◆ WHAT YOU NEED TO DO ◆
Make an exact copy of all the entries, but do not reproduce the pictures.
[Start RECORDS SHOWN]
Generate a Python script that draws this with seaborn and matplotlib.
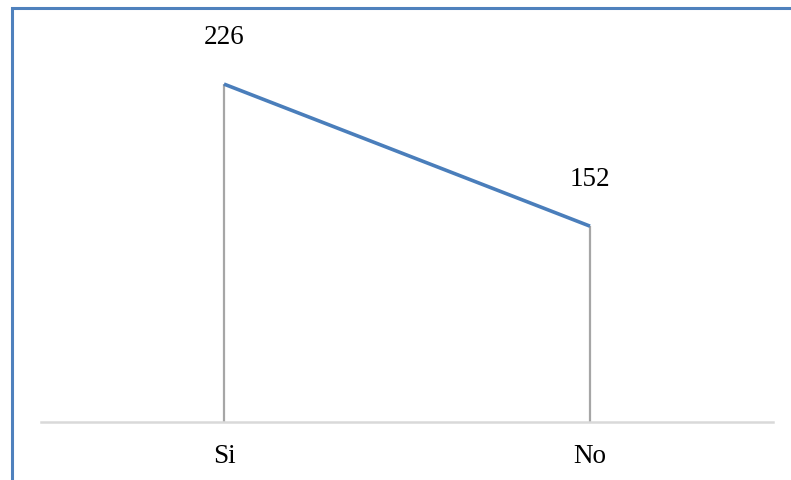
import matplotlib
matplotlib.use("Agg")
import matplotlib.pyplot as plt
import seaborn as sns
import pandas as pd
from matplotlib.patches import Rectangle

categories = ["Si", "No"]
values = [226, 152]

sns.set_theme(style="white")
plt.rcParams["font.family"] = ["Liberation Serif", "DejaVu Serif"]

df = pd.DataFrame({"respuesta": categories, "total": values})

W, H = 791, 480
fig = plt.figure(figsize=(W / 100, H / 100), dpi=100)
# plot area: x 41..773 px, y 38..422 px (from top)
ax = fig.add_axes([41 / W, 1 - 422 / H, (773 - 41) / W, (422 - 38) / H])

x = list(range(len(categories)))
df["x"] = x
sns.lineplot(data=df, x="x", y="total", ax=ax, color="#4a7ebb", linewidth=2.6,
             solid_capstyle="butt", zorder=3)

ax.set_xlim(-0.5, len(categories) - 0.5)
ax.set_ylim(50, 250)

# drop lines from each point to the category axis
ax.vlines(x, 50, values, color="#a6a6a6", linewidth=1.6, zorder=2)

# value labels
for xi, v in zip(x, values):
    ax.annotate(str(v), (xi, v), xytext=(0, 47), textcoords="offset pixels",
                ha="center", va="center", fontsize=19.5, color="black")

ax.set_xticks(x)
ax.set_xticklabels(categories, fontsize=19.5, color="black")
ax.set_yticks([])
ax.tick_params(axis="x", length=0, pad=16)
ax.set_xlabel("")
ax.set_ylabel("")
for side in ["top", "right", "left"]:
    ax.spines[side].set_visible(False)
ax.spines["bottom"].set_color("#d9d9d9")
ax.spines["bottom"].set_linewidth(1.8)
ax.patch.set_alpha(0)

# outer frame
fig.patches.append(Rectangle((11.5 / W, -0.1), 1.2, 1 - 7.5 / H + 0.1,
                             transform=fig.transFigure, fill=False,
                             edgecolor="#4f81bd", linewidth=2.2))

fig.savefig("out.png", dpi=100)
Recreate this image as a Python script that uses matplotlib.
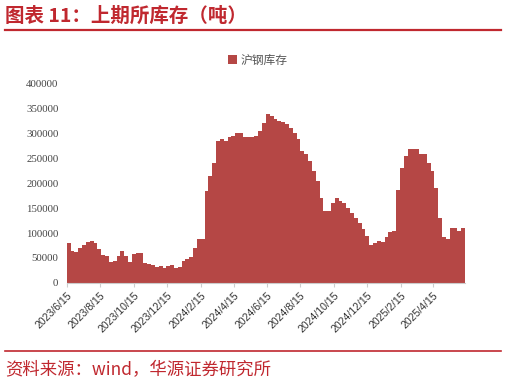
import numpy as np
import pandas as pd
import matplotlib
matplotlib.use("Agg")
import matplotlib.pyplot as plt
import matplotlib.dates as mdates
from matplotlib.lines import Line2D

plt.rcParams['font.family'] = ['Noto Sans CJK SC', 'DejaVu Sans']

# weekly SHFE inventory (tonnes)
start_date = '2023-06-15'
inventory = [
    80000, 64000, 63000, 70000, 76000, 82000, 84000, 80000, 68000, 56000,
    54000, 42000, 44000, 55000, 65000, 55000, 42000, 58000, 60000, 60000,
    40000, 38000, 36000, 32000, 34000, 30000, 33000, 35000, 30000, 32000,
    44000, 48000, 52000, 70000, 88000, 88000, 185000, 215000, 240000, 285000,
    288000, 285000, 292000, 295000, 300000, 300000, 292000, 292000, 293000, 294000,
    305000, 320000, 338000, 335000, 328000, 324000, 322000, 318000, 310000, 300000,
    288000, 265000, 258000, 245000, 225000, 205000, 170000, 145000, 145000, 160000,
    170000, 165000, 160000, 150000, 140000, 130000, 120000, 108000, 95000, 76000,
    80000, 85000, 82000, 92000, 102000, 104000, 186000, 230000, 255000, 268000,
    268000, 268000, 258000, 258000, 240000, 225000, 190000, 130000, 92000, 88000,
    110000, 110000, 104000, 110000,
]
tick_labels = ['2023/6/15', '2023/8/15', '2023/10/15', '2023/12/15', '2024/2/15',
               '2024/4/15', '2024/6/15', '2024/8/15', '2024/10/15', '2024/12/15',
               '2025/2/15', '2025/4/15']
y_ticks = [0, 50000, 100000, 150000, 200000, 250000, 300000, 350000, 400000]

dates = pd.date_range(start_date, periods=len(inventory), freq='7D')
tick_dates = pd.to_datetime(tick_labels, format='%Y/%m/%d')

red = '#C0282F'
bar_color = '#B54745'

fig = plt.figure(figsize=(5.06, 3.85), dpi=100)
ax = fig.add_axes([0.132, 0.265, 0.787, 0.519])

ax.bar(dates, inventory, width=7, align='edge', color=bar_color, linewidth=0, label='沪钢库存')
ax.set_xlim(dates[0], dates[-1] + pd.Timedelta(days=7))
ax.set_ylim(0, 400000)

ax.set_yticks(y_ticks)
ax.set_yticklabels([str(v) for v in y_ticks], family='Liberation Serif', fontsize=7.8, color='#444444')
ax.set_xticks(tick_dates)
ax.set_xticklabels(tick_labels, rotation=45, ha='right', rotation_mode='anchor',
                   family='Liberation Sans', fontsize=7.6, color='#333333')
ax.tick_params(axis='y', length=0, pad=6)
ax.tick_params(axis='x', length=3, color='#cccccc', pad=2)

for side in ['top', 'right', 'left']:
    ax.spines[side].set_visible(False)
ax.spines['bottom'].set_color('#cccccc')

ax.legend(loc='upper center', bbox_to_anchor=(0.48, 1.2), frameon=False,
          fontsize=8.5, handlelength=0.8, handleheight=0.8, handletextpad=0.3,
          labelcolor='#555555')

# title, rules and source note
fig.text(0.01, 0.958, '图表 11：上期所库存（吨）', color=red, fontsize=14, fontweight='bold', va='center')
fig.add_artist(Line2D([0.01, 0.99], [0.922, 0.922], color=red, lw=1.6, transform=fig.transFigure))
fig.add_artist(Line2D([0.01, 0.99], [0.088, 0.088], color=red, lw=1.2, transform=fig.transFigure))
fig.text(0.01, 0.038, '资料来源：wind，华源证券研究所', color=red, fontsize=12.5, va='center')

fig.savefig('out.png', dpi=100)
[End RECORDS SHOWN]
◆ TASK RESPONSE ◆
Generate a Python script that draws this with seaborn and matplotlib.
import matplotlib
matplotlib.use("Agg")
import matplotlib.pyplot as plt
import seaborn as sns
import pandas as pd
from matplotlib.patches import Rectangle

categories = ["Si", "No"]
values = [226, 152]

sns.set_theme(style="white")
plt.rcParams["font.family"] = ["Liberation Serif", "DejaVu Serif"]

df = pd.DataFrame({"respuesta": categories, "total": values})

W, H = 791, 480
fig = plt.figure(figsize=(W / 100, H / 100), dpi=100)
# plot area: x 41..773 px, y 38..422 px (from top)
ax = fig.add_axes([41 / W, 1 - 422 / H, (773 - 41) / W, (422 - 38) / H])

x = list(range(len(categories)))
df["x"] = x
sns.lineplot(data=df, x="x", y="total", ax=ax, color="#4a7ebb", linewidth=2.6,
             solid_capstyle="butt", zorder=3)

ax.set_xlim(-0.5, len(categories) - 0.5)
ax.set_ylim(50, 250)

# drop lines from each point to the category axis
ax.vlines(x, 50, values, color="#a6a6a6", linewidth=1.6, zorder=2)

# value labels
for xi, v in zip(x, values):
    ax.annotate(str(v), (xi, v), xytext=(0, 47), textcoords="offset pixels",
                ha="center", va="center", fontsize=19.5, color="black")

ax.set_xticks(x)
ax.set_xticklabels(categories, fontsize=19.5, color="black")
ax.set_yticks([])
ax.tick_params(axis="x", length=0, pad=16)
ax.set_xlabel("")
ax.set_ylabel("")
for side in ["top", "right", "left"]:
    ax.spines[side].set_visible(False)
ax.spines["bottom"].set_color("#d9d9d9")
ax.spines["bottom"].set_linewidth(1.8)
ax.patch.set_alpha(0)

# outer frame
fig.patches.append(Rectangle((11.5 / W, -0.1), 1.2, 1 - 7.5 / H + 0.1,
                             transform=fig.transFigure, fill=False,
                             edgecolor="#4f81bd", linewidth=2.2))

fig.savefig("out.png", dpi=100)
Recreate this image as a Python script that uses matplotlib.
import numpy as np
import pandas as pd
import matplotlib
matplotlib.use("Agg")
import matplotlib.pyplot as plt
import matplotlib.dates as mdates
from matplotlib.lines import Line2D

plt.rcParams['font.family'] = ['Noto Sans CJK SC', 'DejaVu Sans']

# weekly SHFE inventory (tonnes)
start_date = '2023-06-15'
inventory = [
    80000, 64000, 63000, 70000, 76000, 82000, 84000, 80000, 68000, 56000,
    54000, 42000, 44000, 55000, 65000, 55000, 42000, 58000, 60000, 60000,
    40000, 38000, 36000, 32000, 34000, 30000, 33000, 35000, 30000, 32000,
    44000, 48000, 52000, 70000, 88000, 88000, 185000, 215000, 240000, 285000,
    288000, 285000, 292000, 295000, 300000, 300000, 292000, 292000, 293000, 294000,
    305000, 320000, 338000, 335000, 328000, 324000, 322000, 318000, 310000, 300000,
    288000, 265000, 258000, 245000, 225000, 205000, 170000, 145000, 145000, 160000,
    170000, 165000, 160000, 150000, 140000, 130000, 120000, 108000, 95000, 76000,
    80000, 85000, 82000, 92000, 102000, 104000, 186000, 230000, 255000, 268000,
    268000, 268000, 258000, 258000, 240000, 225000, 190000, 130000, 92000, 88000,
    110000, 110000, 104000, 110000,
]
tick_labels = ['2023/6/15', '2023/8/15', '2023/10/15', '2023/12/15', '2024/2/15',
               '2024/4/15', '2024/6/15', '2024/8/15', '2024/10/15', '2024/12/15',
               '2025/2/15', '2025/4/15']
y_ticks = [0, 50000, 100000, 150000, 200000, 250000, 300000, 350000, 400000]

dates = pd.date_range(start_date, periods=len(inventory), freq='7D')
tick_dates = pd.to_datetime(tick_labels, format='%Y/%m/%d')

red = '#C0282F'
bar_color = '#B54745'

fig = plt.figure(figsize=(5.06, 3.85), dpi=100)
ax = fig.add_axes([0.132, 0.265, 0.787, 0.519])

ax.bar(dates, inventory, width=7, align='edge', color=bar_color, linewidth=0, label='沪钢库存')
ax.set_xlim(dates[0], dates[-1] + pd.Timedelta(days=7))
ax.set_ylim(0, 400000)

ax.set_yticks(y_ticks)
ax.set_yticklabels([str(v) for v in y_ticks], family='Liberation Serif', fontsize=7.8, color='#444444')
ax.set_xticks(tick_dates)
ax.set_xticklabels(tick_labels, rotation=45, ha='right', rotation_mode='anchor',
                   family='Liberation Sans', fontsize=7.6, color='#333333')
ax.tick_params(axis='y', length=0, pad=6)
ax.tick_params(axis='x', length=3, color='#cccccc', pad=2)

for side in ['top', 'right', 'left']:
    ax.spines[side].set_visible(False)
ax.spines['bottom'].set_color('#cccccc')

ax.legend(loc='upper center', bbox_to_anchor=(0.48, 1.2), frameon=False,
          fontsize=8.5, handlelength=0.8, handleheight=0.8, handletextpad=0.3,
          labelcolor='#555555')

# title, rules and source note
fig.text(0.01, 0.958, '图表 11：上期所库存（吨）', color=red, fontsize=14, fontweight='bold', va='center')
fig.add_artist(Line2D([0.01, 0.99], [0.922, 0.922], color=red, lw=1.6, transform=fig.transFigure))
fig.add_artist(Line2D([0.01, 0.99], [0.088, 0.088], color=red, lw=1.2, transform=fig.transFigure))
fig.text(0.01, 0.038, '资料来源：wind，华源证券研究所', color=red, fontsize=12.5, va='center')

fig.savefig('out.png', dpi=100)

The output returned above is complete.